To be totally honest I'm not sure if it's the information recall or the fact the information is only partly there, so I end up having to guestimate in real time which other peple don't need to do it seems, hence I look like I've stalled but it feels like I need to really concentrate on the process of recall, I have to manually bring the picture into the centre of my mind then manually grab in my mind something that relates to it, then the other related things pop up partly & I have to make some sense of that..... the whole process is incredibly slow, on one psychometric test in the past my processsing speed was down as 80 - hard to say if it's the speed that's the root or the fact my brains works in a bizzare way that's causing me to take a long time, strange because I have an incredibly fast reaction time - I remember some light flash reaction test in science where I came second behind a semi pro swimmer speed wise.

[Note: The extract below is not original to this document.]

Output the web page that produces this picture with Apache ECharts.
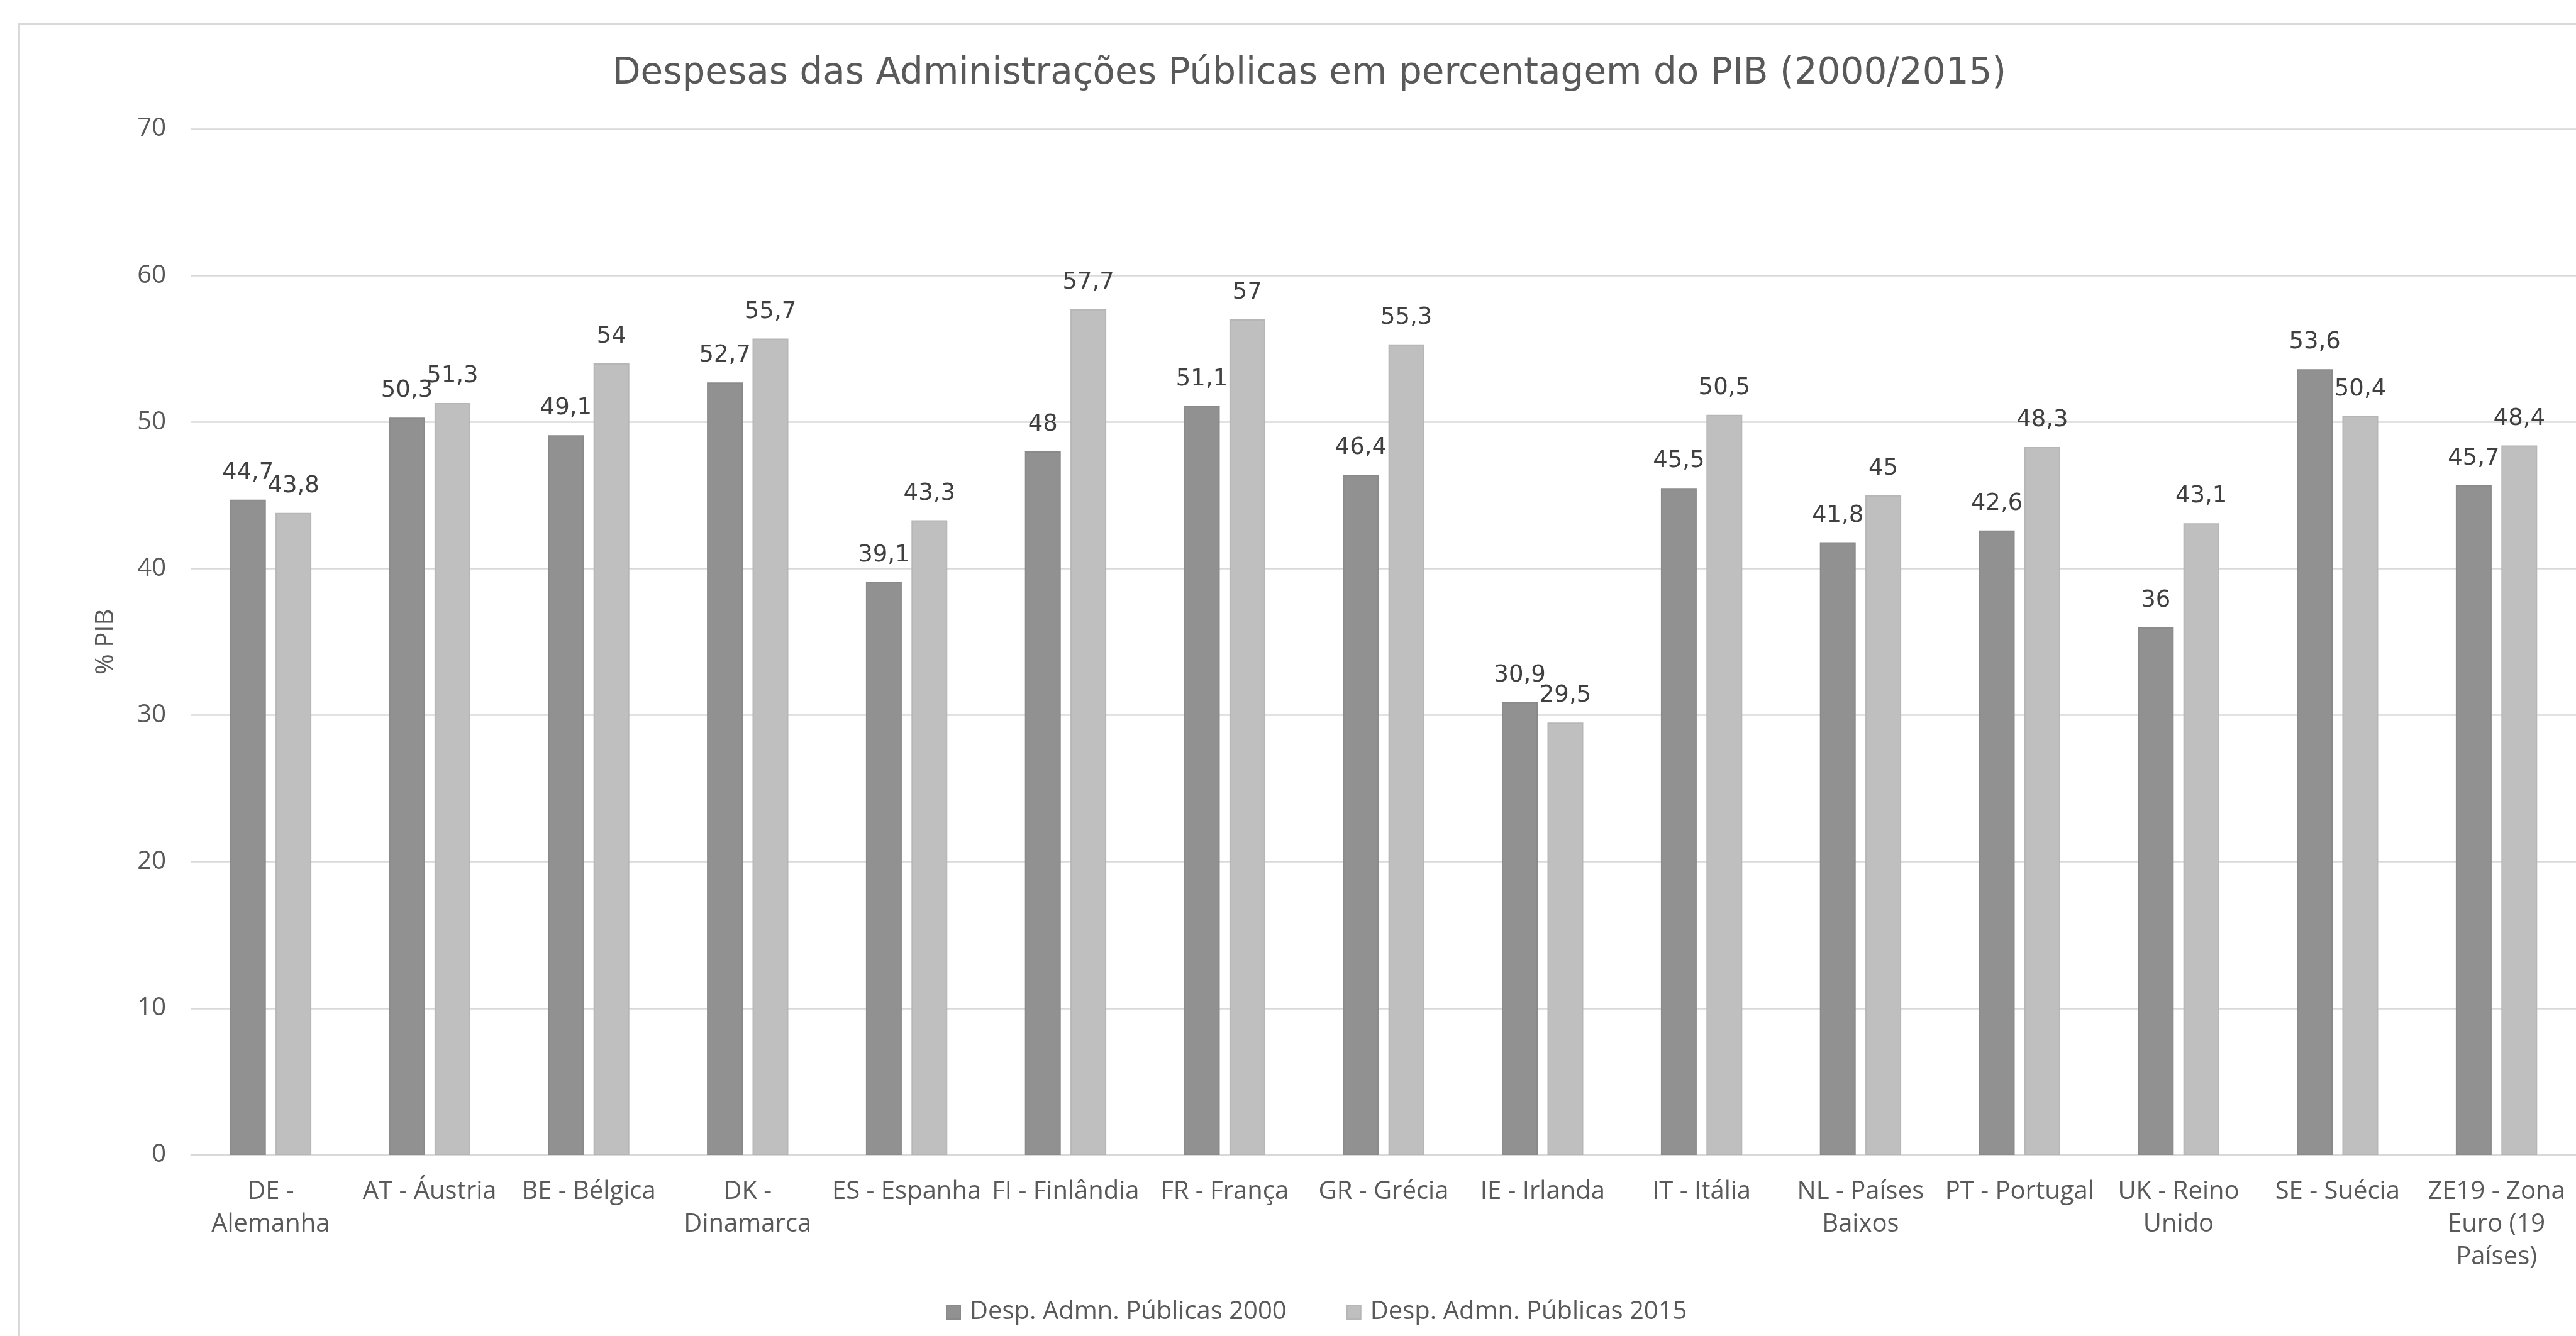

Maybe I was born with a brain injury, my mum's finally going to get on the phone to the ADD "specialist" (he told me ADHD-PI didn't exist then later diagnosed me with it in a report, my mum now tells me he was helping out because of a lack of ADD specialists, I never picked that up or I wouldn't have wasted anymore time seeing him again & listening to him talk BS about medication/drugs.). I've emailed him twice with no reply 4 months back now, even sent an email to his secretary who assured me he definately got it, my doctor sent a letter to him at the start of June, still with no reply not even and acknowledgement because he agrees that I should see a Neurologist but has to run it by the ADD "Specialist" first.
Last edited by delic on 20 Jul 2011, 10:20 am, edited 1 time in total.
Aw that sucks--sorry you couldn't find anything!
It's understandable to not want to be misdiagnosed with ASD.... ASD and ADHD share a lot of characteristics it seems.
Good idea!
That sucks that you haven't heard anything back...seems kinda weird that your GP has to run something by the ADD specialist if he isn't really a specialist and isn't even getting back to anybody.
I hope that you get to see someone soon!